FOCACCIA WITH SEASONAL VEGETABLES
“I love focaccia. It’s the ideal vessel for all the bounty of the season. This perfectly delicious dough can be topped with any number of vegetables, cheeses, and spices to create an easy and hearty meal. Left unadorned, it is a great sandwich bread, accompaniment to a bowl of soup, or (my personal favorite) dipped into some olive oil and sprinkled with coarse salt.” —Umber Ahmad, founder at Mah-Ze-Dahr Bakery (New York City)
Ingredients (Makes One 9”x12” Baking Pan):
1 envelope active dry yeast
2 tablespoon sugar
5 cups all-purpose flour
1 tablespoon kosher salt
½ cup extra virgin olive oil
4 tablespoons unsalted butter, soft
1 cup mozzarella, fontina, or gruyere cheese
2 cups grape tomatoes, chopped kale, asparagus spears, or other vegetables
- In a large bowl, mix together yeast, sugar and 2 ½ cups of warm water (warm bath water temp).
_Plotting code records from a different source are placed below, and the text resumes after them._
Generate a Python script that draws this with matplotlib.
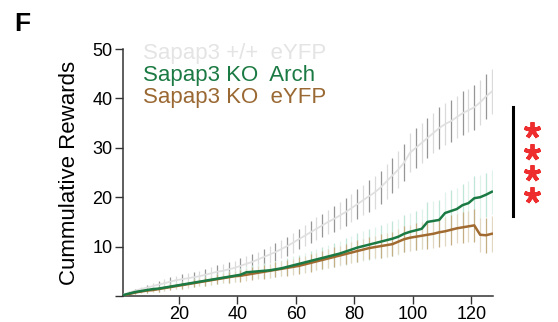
import numpy as np
import matplotlib
matplotlib.use('Agg')
import matplotlib.pyplot as plt

plt.rcParams['font.family'] = ['Liberation Sans', 'DejaVu Sans']

## Daten (Mittelwert +- SEM je Trial)
trials = np.arange(1, 128, 2)

wt_eyfp = [0.3, 0.7, 1.1, 1.4, 1.7, 2.0, 2.3, 2.6, 2.9, 3.2, 3.4, 3.6, 3.8, 4.0, 4.3, 4.6,
           4.9, 5.1, 5.4, 5.7, 6.1, 6.5, 6.9, 7.4, 7.9, 8.4, 8.9, 9.5, 10.1, 10.8, 11.5, 12.2,
           12.9, 13.6, 14.3, 15.0, 15.6, 16.3, 17.0, 17.8, 18.6, 19.4, 20.2, 21.0, 22.0, 23.2, 24.4, 25.6,
           27.0, 29.0, 30.0, 31.0, 32.0, 33.0, 34.0, 34.8, 35.4, 36.2, 37.0, 37.6, 38.2, 39.2, 40.4, 41.4]
wt_eyfp_sem = [0.2, 0.3, 0.4, 0.5, 0.6, 0.7, 0.7, 0.8, 0.9, 0.9, 1.0, 1.0, 1.1, 1.1, 1.2, 1.2,
               1.3, 1.3, 1.4, 1.4, 1.5, 1.5, 1.6, 1.6, 1.7, 1.7, 1.8, 1.8, 1.9, 2.0, 2.0, 2.1,
               2.2, 2.3, 2.4, 2.5, 2.6, 2.7, 2.8, 2.9, 3.0, 3.1, 3.2, 3.3, 3.4, 3.5, 3.6, 3.7,
               3.8, 3.9, 4.0, 4.0, 4.1, 4.1, 4.2, 4.2, 4.3, 4.3, 4.4, 4.4, 4.5, 4.5, 4.6, 4.6]

ko_arch = [0.2, 0.5, 0.8, 1.0, 1.2, 1.4, 1.5, 1.7, 1.9, 2.1, 2.3, 2.5, 2.7, 2.9, 3.1, 3.3,
           3.5, 3.7, 3.9, 4.1, 4.3, 4.8, 4.9, 5.0, 5.1, 5.2, 5.4, 5.6, 5.9, 6.2, 6.5, 6.8,
           7.1, 7.4, 7.7, 8.0, 8.3, 8.6, 9.0, 9.4, 9.8, 10.1, 10.4, 10.7, 11.0, 11.3, 11.6, 12.0,
           12.6, 13.0, 13.3, 13.6, 15.0, 15.2, 15.4, 16.8, 17.2, 17.6, 18.4, 18.8, 19.8, 20.0, 20.5, 21.1]
ko_arch_sem = [0.2, 0.3, 0.4, 0.4, 0.5, 0.5, 0.6, 0.6, 0.7, 0.7, 0.8, 0.8, 0.9, 0.9, 1.0, 1.0,
               1.1, 1.1, 1.2, 1.2, 1.3, 1.3, 1.4, 1.4, 1.5, 1.5, 1.6, 1.6, 1.7, 1.8, 1.9, 2.0,
               2.1, 2.2, 2.3, 2.4, 2.5, 2.6, 2.7, 2.8, 2.9, 3.0, 3.1, 3.2, 3.3, 3.4, 3.5, 3.6,
               3.7, 3.8, 3.9, 4.0, 4.0, 4.1, 4.1, 4.2, 4.2, 4.3, 4.3, 4.4, 4.4, 4.5, 4.5, 4.5]

ko_eyfp = [0.1, 0.4, 0.7, 0.9, 1.1, 1.2, 1.4, 1.6, 1.8, 2.0, 2.2, 2.4, 2.6, 2.8, 3.0, 3.2,
           3.4, 3.6, 3.8, 4.0, 4.1, 4.3, 4.5, 4.7, 4.9, 5.1, 5.3, 5.5, 5.7, 5.9, 6.1, 6.4,
           6.7, 7.0, 7.3, 7.6, 7.9, 8.2, 8.5, 8.8, 9.1, 9.4, 9.7, 9.9, 10.1, 10.3, 10.5, 11.0,
           11.5, 11.8, 12.0, 12.2, 12.4, 12.6, 12.9, 13.1, 13.4, 13.7, 13.9, 14.1, 14.3, 12.4, 12.3, 12.6]
ko_eyfp_sem = [0.1, 0.2, 0.3, 0.3, 0.4, 0.4, 0.5, 0.5, 0.6, 0.6, 0.7, 0.7, 0.8, 0.8, 0.9, 0.9,
               1.0, 1.0, 1.1, 1.1, 1.2, 1.2, 1.3, 1.3, 1.4, 1.4, 1.5, 1.5, 1.6, 1.6, 1.7, 1.7,
               1.8, 1.8, 1.9, 1.9, 2.0, 2.0, 2.1, 2.1, 2.2, 2.2, 2.3, 2.3, 2.4, 2.4, 2.5, 2.5,
               2.6, 2.6, 2.7, 2.7, 2.8, 2.8, 2.9, 2.9, 3.0, 3.0, 3.1, 3.2, 3.3, 3.4, 3.5, 3.6]

## Plotten
fig = plt.figure(figsize=(5.58, 3.22), dpi=100)
ax = fig.add_axes([0.2204, 0.0807, 0.6631, 0.7671])


def errbars(y, sem, c_dark, c_light):
    y = np.asarray(y)
    sem = np.asarray(sem)
    ax.vlines(trials[::2], (y - sem)[::2], (y + sem)[::2], colors=c_dark, lw=0.9, zorder=2)
    ax.vlines(trials[1::2], (y - sem)[1::2], (y + sem)[1::2], colors=c_light, lw=0.9, zorder=2)


errbars(wt_eyfp, wt_eyfp_sem, '#969696', '#dadada')
errbars(ko_arch, ko_arch_sem, '#bfe6d6', '#dff3ea')
errbars(ko_eyfp, ko_eyfp_sem, '#c4ae84', '#e2d7c0')

ax.plot(trials, wt_eyfp, c='#e0e0e0', lw=1.3, zorder=3)
ax.plot(trials, ko_arch, c='#1b7a43', lw=1.8, zorder=4)
ax.plot(trials, ko_eyfp, c='#a06a30', lw=1.8, zorder=3.5)

ax.set_xlim(0.85, 127.4)
ax.set_ylim(0, 50)
ax.set_xticks([20, 40, 60, 80, 100, 120])
ax.set_yticks([0, 10, 20, 30, 40, 50])
ax.set_yticklabels(['', '10', '20', '30', '40', '50'])
ax.tick_params(labelsize=13, length=5.5, width=1, color='#333333', pad=2)
for s in ['top', 'right']:
    ax.spines[s].set_visible(False)
for s in ['left', 'bottom']:
    ax.spines[s].set_linewidth(1.1)
    ax.spines[s].set_color('#333333')

ax.set_ylabel('Cummulative Rewards', fontsize=16, labelpad=9)

# Legende als farbiger Text
fig.text(143 / 558, 1 - 53 / 322, 'Sapap3 +/+  eYFP', color='#e4e4e4', fontsize=16, va='center')
fig.text(143 / 558, 1 - 75 / 322, 'Sapap3 KO  Arch', color='#1b7a43', fontsize=16, va='center')
fig.text(143 / 558, 1 - 98 / 322, 'Sapap3 KO  eYFP', color='#9a6832', fontsize=16, va='center')

# Signifikanz
ax.plot([134.2, 134.2], [16.2, 38.3], c='black', lw=2.2, clip_on=False)
ax.plot([140.7] * 4, [33.6, 29.2, 24.8, 20.5], ls='none', marker=(5, 2, 0),
        ms=12, mew=2.8, c='#ee2e2e', clip_on=False)

fig.text(14 / 558, 1 - 24 / 322, 'F', fontsize=19, fontweight='bold', va='center')

## Output
fig.savefig('out.png', dpi=100)
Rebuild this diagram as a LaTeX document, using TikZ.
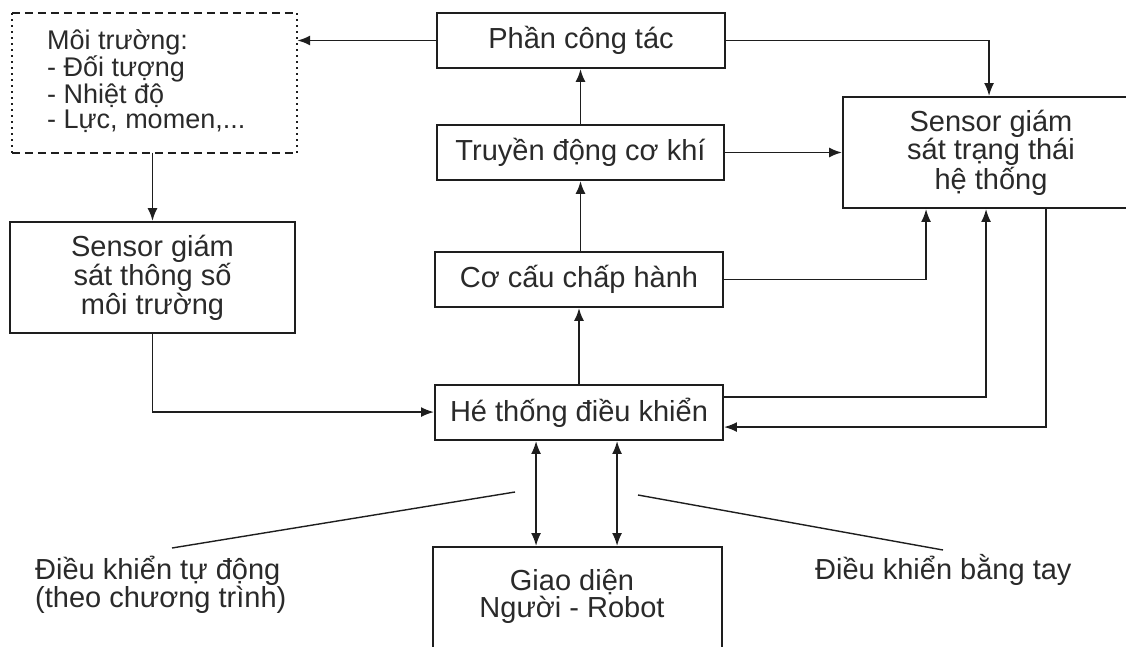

Let mixture sit until it foams, about 4–6 minutes.
- To the bowl, add in add the flour and kosher salt. Mix together until all the flour has been mixed in. Drizzle the olive oil around the inside edges of the bowl. Turn the dough over to coat it in the olive oil. Cover the bowl with plastic wrap and let rise in a warm, draft-free spot until doubled. This usually takes 3 to 4 hours.
- Using the soft butter, generously coat the inside of the pan you’re using. Transfer the dough to the prepared pan. Fold the dough over on itself a few times. Pour any leftover oil from the bowl onto the dough, adding a bit more if needed. Turn the dough to cover the whole thing in the oil. At this stage, don’t stretch it out to fit the pan. Put the pan back in a warm, draft-free spot to rise again, this time anywhere from 2 to 4 hours.
- Preheat oven to 425 degrees. Using your fingers with a bit of olive oil on them, gently stretch the dough out to fit the pan, if needed. Then, using a gentle up and down motion, create dimples with your fingers, making sure to press all the way down.
- Drizzle more olive oil on top of the dough and sprinkle evenly with your cheese of choice. Sprinkle some sea salt and cracked black pepper, if desired. At this point, layer on your vegetables, and add on olives, minced garlic, sesame seeds, anything you like. Press the toppings lightly into the cheese to ensure they stick.
- Bake focaccia for 20-30 minutes, until focaccia has puffed up and is lightly golden brown.